Mais, question subsidiaire, peut-on faire confiance à la solidité scientifique de telles estimations ? Chacun pourra porter sa pierre à une telle controverse, mais le sage saura rester prudent. En Belgique, l’estimation vulgarisée par le sondage IPSOS MORI est aujourd’hui de 6%. Soit. Mais l’on s’inquiète quand Brigitte Maréchal, spécialiste de l’islamologie à l’université (réputée) de Louvain la neuve s’écrie : « Cela fait des années qu’on répète ce chiffre de 6%, et pourtant ce n’est toujours pas intégré ! C’est dire combien la place des imaginaires est énorme. » De deux choses l’une : ou le chiffre de 6% est valable aujourd’hui, et cela suppose que depuis « des années » la proportion des musulmans n’a pas évolué en Belgique. Qui le croira ? Ou alors l’évaluation de 6% n’a pas de valeur aujourd’hui.

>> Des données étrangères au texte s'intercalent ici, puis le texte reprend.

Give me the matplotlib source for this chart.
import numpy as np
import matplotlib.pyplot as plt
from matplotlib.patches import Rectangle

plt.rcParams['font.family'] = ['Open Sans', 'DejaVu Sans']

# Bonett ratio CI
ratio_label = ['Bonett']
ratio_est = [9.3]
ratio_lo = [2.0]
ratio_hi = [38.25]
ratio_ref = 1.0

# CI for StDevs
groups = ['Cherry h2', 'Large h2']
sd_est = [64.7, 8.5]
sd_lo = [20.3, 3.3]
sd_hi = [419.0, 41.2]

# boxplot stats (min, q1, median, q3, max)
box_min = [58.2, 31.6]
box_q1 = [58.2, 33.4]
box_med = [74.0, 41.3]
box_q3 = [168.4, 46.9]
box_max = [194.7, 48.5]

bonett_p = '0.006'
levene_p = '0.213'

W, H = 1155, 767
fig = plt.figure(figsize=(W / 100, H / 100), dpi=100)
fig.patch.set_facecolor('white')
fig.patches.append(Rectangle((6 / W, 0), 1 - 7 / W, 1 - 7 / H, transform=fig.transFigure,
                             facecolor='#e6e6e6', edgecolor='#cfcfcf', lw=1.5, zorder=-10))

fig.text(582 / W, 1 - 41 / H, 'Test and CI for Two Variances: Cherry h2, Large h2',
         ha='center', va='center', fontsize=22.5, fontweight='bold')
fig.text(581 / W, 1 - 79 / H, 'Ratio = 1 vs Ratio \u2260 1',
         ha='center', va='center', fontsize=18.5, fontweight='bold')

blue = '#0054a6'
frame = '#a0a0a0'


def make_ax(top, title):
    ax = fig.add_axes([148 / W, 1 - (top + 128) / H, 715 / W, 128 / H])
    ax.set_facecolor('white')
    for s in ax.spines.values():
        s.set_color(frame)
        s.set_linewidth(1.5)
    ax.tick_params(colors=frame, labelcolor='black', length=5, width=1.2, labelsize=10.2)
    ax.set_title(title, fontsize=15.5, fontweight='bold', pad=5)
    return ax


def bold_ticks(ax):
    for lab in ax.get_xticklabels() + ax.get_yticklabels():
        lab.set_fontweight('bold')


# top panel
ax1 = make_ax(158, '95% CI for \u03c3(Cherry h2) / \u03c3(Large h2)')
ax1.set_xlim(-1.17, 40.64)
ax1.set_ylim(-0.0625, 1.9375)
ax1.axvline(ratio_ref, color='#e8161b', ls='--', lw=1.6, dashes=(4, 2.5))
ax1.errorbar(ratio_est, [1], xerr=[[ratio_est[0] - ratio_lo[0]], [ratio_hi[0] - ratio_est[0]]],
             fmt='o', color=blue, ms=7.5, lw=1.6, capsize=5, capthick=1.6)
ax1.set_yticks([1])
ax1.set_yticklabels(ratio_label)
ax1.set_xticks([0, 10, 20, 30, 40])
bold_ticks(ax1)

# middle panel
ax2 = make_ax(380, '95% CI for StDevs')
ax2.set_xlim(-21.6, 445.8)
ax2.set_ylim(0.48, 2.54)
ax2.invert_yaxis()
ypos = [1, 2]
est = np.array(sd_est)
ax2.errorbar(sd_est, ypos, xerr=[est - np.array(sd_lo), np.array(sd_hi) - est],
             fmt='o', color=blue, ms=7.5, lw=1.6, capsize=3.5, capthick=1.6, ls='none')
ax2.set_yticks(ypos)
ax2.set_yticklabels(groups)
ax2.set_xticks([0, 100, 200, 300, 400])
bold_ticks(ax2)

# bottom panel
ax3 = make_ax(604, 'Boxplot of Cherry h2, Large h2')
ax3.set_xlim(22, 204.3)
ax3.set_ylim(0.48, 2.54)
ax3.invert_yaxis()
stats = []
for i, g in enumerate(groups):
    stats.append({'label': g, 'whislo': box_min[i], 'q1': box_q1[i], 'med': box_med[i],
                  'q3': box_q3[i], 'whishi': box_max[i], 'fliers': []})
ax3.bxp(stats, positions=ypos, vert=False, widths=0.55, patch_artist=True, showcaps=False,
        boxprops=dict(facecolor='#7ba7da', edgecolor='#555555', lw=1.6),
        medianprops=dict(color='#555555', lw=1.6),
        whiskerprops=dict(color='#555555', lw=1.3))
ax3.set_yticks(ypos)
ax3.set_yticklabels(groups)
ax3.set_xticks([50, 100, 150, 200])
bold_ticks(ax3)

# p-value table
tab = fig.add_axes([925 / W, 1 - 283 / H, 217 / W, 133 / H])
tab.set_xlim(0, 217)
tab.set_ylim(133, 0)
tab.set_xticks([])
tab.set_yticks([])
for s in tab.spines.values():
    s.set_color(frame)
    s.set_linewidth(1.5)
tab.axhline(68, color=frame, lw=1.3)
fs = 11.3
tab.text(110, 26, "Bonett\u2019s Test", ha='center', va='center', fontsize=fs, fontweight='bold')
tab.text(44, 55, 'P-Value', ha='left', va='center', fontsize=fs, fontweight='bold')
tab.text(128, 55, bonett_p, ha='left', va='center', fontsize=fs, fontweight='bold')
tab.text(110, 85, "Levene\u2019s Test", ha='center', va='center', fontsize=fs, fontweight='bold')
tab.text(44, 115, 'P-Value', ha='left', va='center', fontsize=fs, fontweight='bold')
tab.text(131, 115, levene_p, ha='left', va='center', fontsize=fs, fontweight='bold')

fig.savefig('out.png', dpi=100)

Autrement dit, les gens prétendument sérieux ne sont pas sérieux, la science n’est invoquée ici que par argument d’autorité pour que les « fantasmes du public » cèdent devant une « réalité statistique » fixée arbitrairement.
 
La deuxième question est encore plus dérangeante : qu’est-ce qu’un « Français », un « Américain », un « Polonais », un « Coréen du sud » ? Autrement dit, comment sait-on, en interrogeant onze mille personnes à travers quinze pays, ce que pensent les ressortissants de ces quinze pays ? On aimerait en savoir un peu plus sur les méthodes utilisées par le sondage IPSOS MORI. Avez-vous déjà entendu, même chez le salafiste le plus optimiste ou le skin le plus complotiste, quelqu’un vous dire qu’il y a 31% de musulmans en France ? Et si la moyenne est à 31%, c’est que certains, en nombre important, y voient 60 ou 80 % de la population ! Autrement dit, on fait dire au peuple de grosses bêtises pour le convaincre facilement de son erreur.
 

Réalité statistique ou omerta statistique ?

 
Maintenant, puisque Tribalat a parlé « d’inculture statistique généralisée », tâchons d’en démêler les raisons, en France du moins. Notre sociologue reconnaît elle-même, dans son livre Assimilation, la fin du modèle français, « l’inappétence et même la répulsion de la statistique publique pour la collecte des affiliations et pratiques religieuses ». Elle l’a éprouvée en tant que chercheuse. Autrement dit, c’est l’Etat et ses statisticiens, l’Insee en particulier, qui sont responsables de « l’inculture statistique » des Français. Et les rares données fournies par l’Insee qui ont permis les évaluations actuelles proviennent de l’Etude Teo (Trajectoires et origines), qui n’a été menée qu’en 2008, au bout de trente ans de polémiques sur l’immigration ! En d’autres termes encore, les grossières erreurs de ces gros ploucs racistes de Français sont directement provoquées par la rétention d’informations sciemment organisée par l’Etat et par les élites parisiennes. En 1985, dans son livre sur la préférence nationale, le Club de l’horloge avait mis en évidence les défauts de l’appareil statistique français : il avait été montré du doigt par les associations d’encouragement à l’immigration. Dès lors, peut-on honnêtement parler « d’inculture statistique » du peuple français, ou plutôt « d’omerta statistique » du système dirigeant français, Etat, « scientifiques », et médias conjugués ? Longtemps, les recherches sur le nombre d’immigrés, d’étrangers, puis de musulmans en France ont été bloquées pour ne pas donner de l’eau au moulin du Front National. Trois ou quatre millions d’immigrés, deux ou trois millions de musulmans, c’était encore trop. Pour empêcher la colère populaire de croître et de le balayer, le système a nié certains phénomène en en interdisant la mesure, ce qui a mécaniquement mené le public à en grossir l’ampleur et discrédité la vérité officielle.
 
Naguère, pour détourner l’attention du peuple de l’accroissement des vols, des meurtres, des viols, des incendies de voitures, le système parlait de « ressenti sécuritaire ». Aujourd’hui il dénonce les « erreurs de perception » qui révèlent les « fantasmes du public ». C’est, sous les auspices de la science, une simple manipulation politique. Il s’agit de dire aux Français – et aux autres : ce que vous voyez, ce que vous éprouvez, n’a aucune importance : la seule vérité qui compte est la nôtre.